The American revolution literally engaged in systemic attacks against British property.

jltsiren 4 hours ago | parent | prev | next [-]

The critical reality to understand is that people have always used violence. If they don't believe that they live in a successful society, or if they believe that the success of the society is not distributed fairly (or in a way that benefits them), violence starts looking attractive.

Enlightenment and industrialization created societies that were fairer, wealthier, and more free than anything before. They also created ideologies such as communism and nationalism that killed hundreds of millions. If your ideas are good and successful in the long term but create poverty, suffering, and feelings of unfairness in time scales people care about, there will be violence.

Compromises are the key tool in preventing violence.

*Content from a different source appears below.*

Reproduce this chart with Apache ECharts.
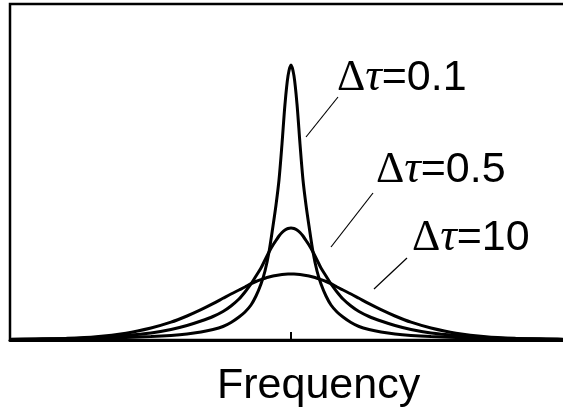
<!DOCTYPE html>
<html>
<head>
<meta charset="utf-8">
<script src="https://cdn.jsdelivr.net/npm/echarts@6/dist/echarts.min.js"></script>
<style>
html,body{margin:0;padding:0;background:#fff;overflow:hidden;}
#c{width:563px;height:416px;}
</style>
</head>
<body>
<div id="c"></div>
<script>
// Frequency offset from resonance (arbitrary units)
var offsets = [-281,-255,-225,-195,-165,-140,-120,-104,-90,-78,-68,-60,-52,-46,-40,-35,-30,-26,-22,-18,-15,-12,-9,-6,-3,0,3,6,9,12,15,18,22,26,30,35,40,46,52,60,68,78,90,104,120,140,165,195,225,255,281];
// Intensity for each value of Δτ
var tau01 = [0.7,1,1.3,1.8,2.6,3.5,4.6,6,8,10.5,13.5,17.5,23,28,35,44,56,69,88,114,135,160,196,236,264,275,264,236,196,160,135,114,88,69,56,44,35,28,23,17.5,13.5,10.5,8,6,4.6,3.5,2.6,1.8,1.3,1,0.7];
var tau05 = [0.5,0.8,1.3,2.5,4.5,7,10.5,14.5,19,23.5,28.5,34,41,48,56,64,72,80,88,95,99.5,104,107.5,110,111.5,112,111.5,110,107.5,104,99.5,95,88,80,72,64,56,48,41,34,28.5,23.5,19,14.5,10.5,7,4.5,2.5,1.3,0.8,0.5];
var tau10 = [0.5,0.8,1.6,3.2,6.8,12,17.8,24,30.3,36.3,41.7,46,50,53,56.3,58.5,60.4,61.8,63,64,64.6,65.1,65.5,65.8,65.95,66,65.95,65.8,65.5,65.1,64.6,64,63,61.8,60.4,58.5,56.3,53,50,46,41.7,36.3,30.3,24,17.8,12,6.8,3.2,1.6,0.8,0.5];
var labelValues = ['0.1','0.5','10'];
var seriesValues = [tau01, tau05, tau10];
// leader lines [label end, curve end] in data units
var leaders = [
  [[47,243],[15,203]],
  [[82,147],[40,93]],
  [[116,82],[83,51]]
];
var xName = 'Frequency';

function pairs(vals){ return offsets.map(function(x,i){ return [x, vals[i]]; }); }

var chart = echarts.init(document.getElementById('c'), null, {renderer:'canvas', width:563, height:416});
var series = seriesValues.map(function(v, i){
  return {
    name: 'Δτ=' + labelValues[i],
    type: 'line',
    data: pairs(v),
    smooth: 0.3,
    symbol: 'none',
    lineStyle: {color:'#000', width:3},
    silent: true,
    markLine: {
      silent: true,
      symbol: ['none','none'],
      label: {show:false},
      lineStyle: {color:'#000', width:1.2, type:'solid'},
      data: [[{coord: leaders[i][0]}, {coord: leaders[i][1]}]]
    }
  };
});

var rich = {
  d: {fontFamily:'Liberation Serif', fontSize:44, lineHeight:50, color:'#000'},
  t: {fontFamily:'Liberation Serif', fontStyle:'italic', fontSize:46, lineHeight:50, color:'#000'},
  n: {fontFamily:'Liberation Sans', fontSize:43, lineHeight:50, color:'#000'}
};
var labelPos = [[337,78],[376,170],[412,238]];
var titles = labelValues.map(function(t, i){
  return {
    text:'{d|Δ}{t|τ}{n|=' + t + '}', left: labelPos[i][0], top: labelPos[i][1] - 25, padding:0,
    textStyle:{rich: rich, fontWeight:'normal'}
  };
});
titles.push({
  text: xName, left:217, top:361, padding:0,
  textStyle:{fontFamily:'Liberation Sans', fontSize:43, lineHeight:50, fontWeight:'normal', color:'#000'}
});

chart.setOption({
  animation:false,
  backgroundColor:'#fff',
  title: titles,
  grid:{left:10, top:4, width:562, height:336, show:true, borderColor:'#000', borderWidth:2.5, backgroundColor:'transparent', outerBoundsMode:'none', containLabel:false},
  xAxis:{
    type:'value', min:-281, max:281, position:'bottom',
    axisLine:{show:true, onZero:false, lineStyle:{color:'#000', width:3}},
    axisTick:{show:true, inside:true, length:8, customValues:[0], lineStyle:{color:'#000', width:2}},
    axisLabel:{show:false},
    splitLine:{show:false}
  },
  yAxis:{
    type:'value', min:0, max:336,
    axisLine:{show:false}, axisTick:{show:false}, axisLabel:{show:false}, splitLine:{show:false}
  },
  series: series,
  graphic: [{
    type:'rect', silent:true, z:100,
    shape:{x:557, y:6, width:8, height:331},
    style:{fill:'#fff'}
  }]
});
</script>
</body>
</html>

Unfortunately, the word itself carries negative connotations in too many languages, making effective compromises less likely.

cucumber3732842 3 hours ago | parent [-]

>If they don't believe that they live in a successful society, or if they believe that the success of the society is not distributed fairly (or in a way that benefits them), violence starts looking attractive.

Especially when the answer to every "well why doesn't it work this way" you could possibly ask seems to come back to "state violence has put its thumb on the scale of society". The government or "the ruling order" or "the system" (whatever you want to call it kind of brought this on itself by taking so much crap under it's umbrella

jcgrillo 3 hours ago | parent | prev [-]

> The most successful societies have freedom, the rule of law, and allow violence only as a last necessity to restore freedom and the rule of law.

The ugly, uncomfortable part is that when a certain fraction of people decide violence is the answer, a tipping point is reached and that's what happens. Historically, people have reached that point en masse without a great deal of provocation. So for a society to remain successful--or to remain at all--it needs to prevent this tipping point from happening. Force alone can't do that.